The aim of the thread is to present this incredible project that is going to be developed in Athens as part of the Hellenic world cultural center. I do not have any indication that the project has been abandoned. And some dates for the exhibition that this museum participates:
# Düsseldorf, Germany
April 01, 2006 - June 25, 2006
K20 Kunstsammlung Nordrhein-Westfalen
# Rome, Italy
September 21, 2006 - October 29, 2006
MAXXI, Museo Nazionale Delle Arti del XXI Secolo
# Linz, Austria
November 23, 2006 - February 18, 2007
Lentos Kunstmuseum Linz
# Lyon, France
March 20, 2007 - July 01, 2007
Musée des Confluences
# Lisbon, Portugal
December 07, 2007 - February 03, 2008
Culturgest, Grupo Caixa Geral de Depósitos
# Berlin, Germany
March 12, 2008 - May 25, 2008
Staatliche Museen zu Berlin, Pergamonmuseum
# Humlebæk, Denmark
June 18, 2008 - September 14, 2008
Louisiana Museum of Modern Art
# Oslo, Norway
October 10, 2008 - January 11, 2009
National Museum of Art, Architecture and Design
# Ann Arbor, Michigan, USA
February 06, 2009 - May 03, 2009
University of Michigan Museum of Art
# Nashville, Tennessee, USA
May 29, 2009 - August 23, 2009
Frist Center for the Visual Arts
# Edmonton, Alberta, Canada
September 18, 2009 - January 03, 2010
Art Gallery of Alberta
# Santa Fe, New Mexico, USA
January 28, 2010 - April 18, 2010
New Mexico Museum of Art
# Munich, Germany
May 14, 2010 - August 22, 2010
BMW Museum
# Rovereto, Italy
September 16, 2010 - January 02, 2011
MART, Museo di Arte Moderna e Contemporanea di Trento e Rovereto
# Antwerpen, Belgium
January 27, 2011 - May 01, 2011
Museum aan de Stroom
# Huesca, Spain
May 26, 2011 - August 21, 2011
CDAN, Centro de Arte y Naturaleza, Fundación Beulas


----------



## Giorgio (Oct 9, 2004)

Ok thanks!
All I would like to say now is an amazing building that should look good when complete, provided that the building will be quite large and grand in scale.


----------



## masterpaul (Jun 27, 2007)

(2009 - 2011)

that made it sound like a temporrary stucture. it will be built for 2009 and will last to 2011.


----------



## systema magicum (Aug 23, 2008)

thanks god it will be permanent and this is the construction phase if we want have any changes...


----------



## systema magicum (Aug 23, 2008)

contents from the catalogue of the exhibition Museums in the 21th century...
http://d-nb.info/986922951/04

and an interesting book about the Role of Mathematics in Virtual Architecture by
Michele Emmer with the paradigm of the museum of the hellenic world.
http://www.emis.de/journals/NNJ/Emmer.html



an article for this new museum from Archi-europe.
http://www.archi-europe.com/archi1.php?id=497&cat=2
Museums of the 21st century

After Düsseldorf, Rome and Linz, it is now Lyon's turn (Museum of the Confluences), to welcome up until the 1 st of July a major exhibition dedicated to museum architecture. What are the demands made on the museums of the 21 st century? According to which criteria should they be built? What will be the architectural approach? We have selected four projects among the 27 world projects that have come up with a response to the growing demand of cultural sites. These buildings, which stand out in view of the very particular formal languages of their designers, are seen as the new symbols of cultural identification.

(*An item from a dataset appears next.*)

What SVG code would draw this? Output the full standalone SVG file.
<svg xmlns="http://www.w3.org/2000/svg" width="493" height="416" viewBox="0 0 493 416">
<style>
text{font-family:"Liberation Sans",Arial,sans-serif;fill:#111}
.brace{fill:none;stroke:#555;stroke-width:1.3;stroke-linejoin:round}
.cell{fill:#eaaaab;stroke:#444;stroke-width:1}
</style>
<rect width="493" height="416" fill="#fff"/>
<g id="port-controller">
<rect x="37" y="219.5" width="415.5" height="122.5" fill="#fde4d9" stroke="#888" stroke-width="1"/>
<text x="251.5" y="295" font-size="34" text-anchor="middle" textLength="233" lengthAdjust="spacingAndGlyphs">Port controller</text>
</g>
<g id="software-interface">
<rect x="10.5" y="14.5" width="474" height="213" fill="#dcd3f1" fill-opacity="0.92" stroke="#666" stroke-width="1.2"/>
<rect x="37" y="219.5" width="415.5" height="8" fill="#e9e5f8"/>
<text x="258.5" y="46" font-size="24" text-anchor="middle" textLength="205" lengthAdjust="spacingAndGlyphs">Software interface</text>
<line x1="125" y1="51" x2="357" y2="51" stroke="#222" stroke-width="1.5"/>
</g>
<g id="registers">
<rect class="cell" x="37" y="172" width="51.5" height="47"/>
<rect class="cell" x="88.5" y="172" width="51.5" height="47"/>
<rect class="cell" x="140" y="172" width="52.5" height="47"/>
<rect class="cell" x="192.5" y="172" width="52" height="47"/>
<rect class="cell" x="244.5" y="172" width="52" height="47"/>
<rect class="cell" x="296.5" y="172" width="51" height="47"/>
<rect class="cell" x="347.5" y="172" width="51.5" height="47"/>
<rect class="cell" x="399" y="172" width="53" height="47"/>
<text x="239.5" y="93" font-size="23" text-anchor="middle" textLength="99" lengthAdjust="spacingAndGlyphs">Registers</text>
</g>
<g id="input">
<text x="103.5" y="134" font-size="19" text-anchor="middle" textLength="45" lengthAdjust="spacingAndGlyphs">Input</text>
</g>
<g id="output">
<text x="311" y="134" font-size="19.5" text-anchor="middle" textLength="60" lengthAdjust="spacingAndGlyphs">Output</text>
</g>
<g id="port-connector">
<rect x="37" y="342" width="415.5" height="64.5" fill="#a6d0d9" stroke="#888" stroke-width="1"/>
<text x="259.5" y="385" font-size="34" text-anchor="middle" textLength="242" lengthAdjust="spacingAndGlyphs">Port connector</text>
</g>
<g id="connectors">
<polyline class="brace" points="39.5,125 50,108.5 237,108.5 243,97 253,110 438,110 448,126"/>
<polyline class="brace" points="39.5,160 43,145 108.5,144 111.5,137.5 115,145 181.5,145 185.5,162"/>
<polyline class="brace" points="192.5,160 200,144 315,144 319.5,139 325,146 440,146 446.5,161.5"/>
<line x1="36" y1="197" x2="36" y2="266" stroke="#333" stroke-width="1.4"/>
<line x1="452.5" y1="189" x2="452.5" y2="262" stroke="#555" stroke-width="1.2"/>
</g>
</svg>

1. MAXXI, Rome (2003-2008)
Zaha Hadid Architects 

Under construction, the national museum of the arts of the 21st century is a spectacular complex that is designed like a sculpture. The appearance of the building plays with the context, thus sharing an urban dimension.


2. Lyon Confluences (2006-2009)
Coop Himmelb(l)au

Anchored at the confluent of the Saone and of the Rhone Rivers, this « new generation » museum wants to combine two architectural units, according to a concept triggered by the construction site. One of the elements is a "cloud", a body in levitation, placed on a pedestal. Due to its very nature, its metallic skin will reflect the colours of the sky and of the city. A strong signal, turned towards the city, the "crystal" part is designed like an urban forum that will mark the public point of entry.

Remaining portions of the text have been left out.